09/03/2025
At Rising J, we have all the above, a pokey pete, a princess drama, and an honest abe. And I couldn’t agree with or love this post more.
And I’ll bet all the students (and maybe even parents!) could tell you exactly who’s who based on their lessons and what they’ve worked on with each horse.
The Horse Assignment Lottery - Why Your Least Favorite Lesson Horse is Actually Your Best Teacher
Every barn has THAT horse. You know the one:
Too slow for the impatient kids OR too sensitive for the heavy-handed riders OR too smart for their own good OR too honest about riding mistakes
Students see: "The worst horse in the barn"

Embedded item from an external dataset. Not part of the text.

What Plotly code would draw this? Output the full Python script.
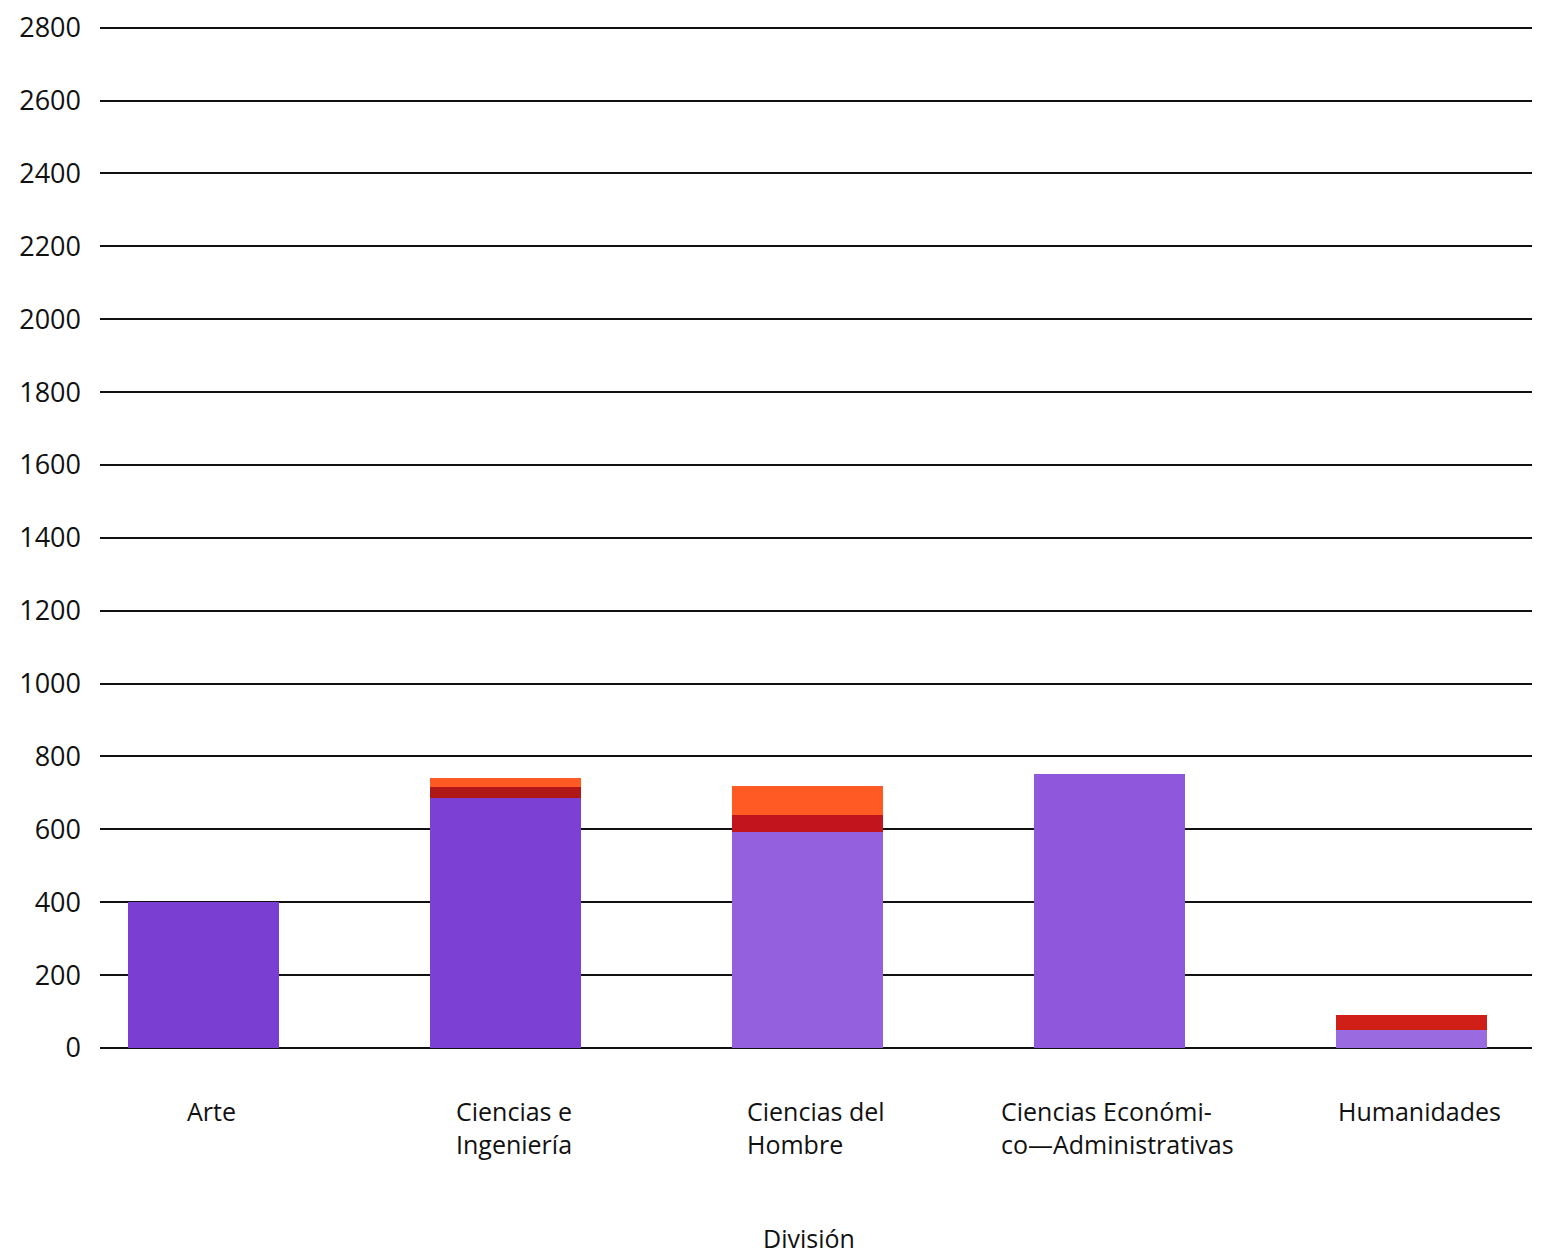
import plotly.graph_objects as go

categories = ["Arte", "Ciencias e<br>Ingeniería", "Ciencias del<br>Hombre",
              "Ciencias Económi-<br>co—Administrativas", "Humanidades"]
purple_vals = [400, 686, 594, 751, 49]
darkred_vals = [0, 31, 46, 0, 41]
orange_vals = [0, 24, 80, 0, 0]
y_ticks = list(range(0, 2801, 200))

purple_colors = ["#7b3ed3", "#7c40d4", "#9460dd", "#8f58dc", "#9a6ae0"]
darkred_colors = ["#b01818", "#b01818", "#c2141c", "#b01818", "#cf1f17"]

x = list(range(len(categories)))

fig = go.Figure()
fig.add_trace(go.Bar(x=x, y=purple_vals, marker=dict(color=purple_colors, line=dict(width=0)),
                     width=0.5, showlegend=False))
fig.add_trace(go.Bar(x=x, y=darkred_vals, marker=dict(color=darkred_colors, line=dict(width=0)),
                     width=0.5, showlegend=False))
fig.add_trace(go.Bar(x=x, y=orange_vals, marker=dict(color="#ff5a24", line=dict(width=0)),
                     width=0.5, showlegend=False))

font_fam = "Open Sans, Lato, sans-serif"
annotations = [dict(text=c, x=i, xref="x", y=0, yref="paper", yshift=-44, xshift=8,
                    yanchor="top", xanchor="center", align="left", showarrow=False,
                    font=dict(size=25, family=font_fam, color="#111111"))
               for i, c in enumerate(categories)]
annotations.append(dict(text="División", xref="paper", yref="paper", x=0.495, y=0,
                        yshift=-190, showarrow=False,
                        font=dict(size=25, family=font_fam, color="#111111"),
                        yanchor="middle"))

fig.update_layout(
    barmode="stack",
    width=1535, height=1247,
    margin=dict(l=92, r=11, t=16, b=207),
    plot_bgcolor="white", paper_bgcolor="white",
    font=dict(family=font_fam, color="#111111"),
    xaxis=dict(
        tickmode="array", tickvals=x, showticklabels=False, automargin=False,
        range=[-0.344, 4.398], showgrid=False, zeroline=False, showline=False, ticks="",
    ),
    yaxis=dict(
        range=[0, 2810], tickmode="array", tickvals=y_ticks, automargin=False,
        showgrid=True, gridcolor="#111111", gridwidth=2,
        zeroline=True, zerolinecolor="#111111", zerolinewidth=2,
        showline=False, ticks="", tickfont=dict(size=27, color="#111111"),
        ticklabelstandoff=18,
    ),
    annotations=annotations,
)

fig.write_html("out.html")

Instructors know: "The most educational horse in the program"
Meet some legendary "problem" lesson horses I've known:
Pokey Pete - Wouldn't move unless you REALLY meant it. Taught more about proper leg aids than any textbook ever could.
Princess Drama - Would stop dead if you looked at the scary corner. Forced riders to actually RIDE through challenges instead of just hoping for the best.
Honest Abe - Would immediately show you every tense muscle in your body by getting tense himself. The ultimate mirror for rider anxiety.
Here's the plot twist: My most successful riders? They ALL learned on the "difficult" horses. Why? Because easy horses hide your mistakes. Challenging horses expose them - and force you to fix them.
The student who can make the lazy horse go forward understands impulsion better than the one who only rides the naturally forward horse.
The rider who can stay calm on the spooky horse has real confidence, not just borrowed confidence from a bombproof mount.
Next time a student complains about their horse assignment, remind them: This horse is about to teach them something they can't learn anywhere else.
The best riders aren't made on the best horses. They're made on the horses that demand excellence.
Fellow instructors: What's your favorite "difficult" lesson horse story?